Religious and Theological Abstracts
- Producer: Religious and Theological Abstracts (United States)
- History: 1958 to present

Coverage
- Disciplines: Religion

Print edition
- ISSN: 0034-4044

Links
- Website: www.rtabstracts.org
- Title list(s): www.rtabstracts.org/journals-we-abstract.php

= Religious and Theological Abstracts =

Academic database

Religious and Theological Abstracts is a database that indexes many religious and theological journals and other literature. In 2005, one Guide to Research described it as a "popular reference" covering more than 600 periodicals in most major European languages (plus Hebrew and Afrikaans) beginning in 1948. It covers, "a wide array of periodical literature, including Christian, Jewish, and other world religions and some denominational and popular religious magazines."

A guide to how to acquire documents for libraries stated, that

Because of the interrelationship between indexing and abstract services and the literature that they document, tools such as Religious and Theological Abstracts (1958-, Myerstown, PA), Religion Index One (1949-, Evanston, IL), and The Catholic Periodical and Literature Index (1930-, Catholic Library Association) often become de facto standards against which many librarians measure their collections.
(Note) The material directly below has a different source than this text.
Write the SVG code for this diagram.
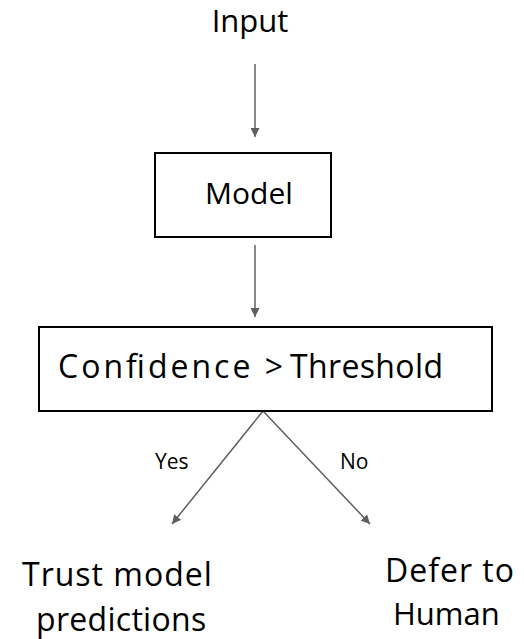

If a journal is indexed by one of these services, it becomes important on the grounds that the index service provides access points to the information contained in the articles themselves.

A guide to library research stated that "religion has its primary indexes in Religion Index One, Religion Index Two, Religious and Theological Abstracts, and a few other such titles."

In 2021, the journal had five staff and 25 volunteers.

The original editor was J. Creighton Christman; in 2024, the editor is William Sailer.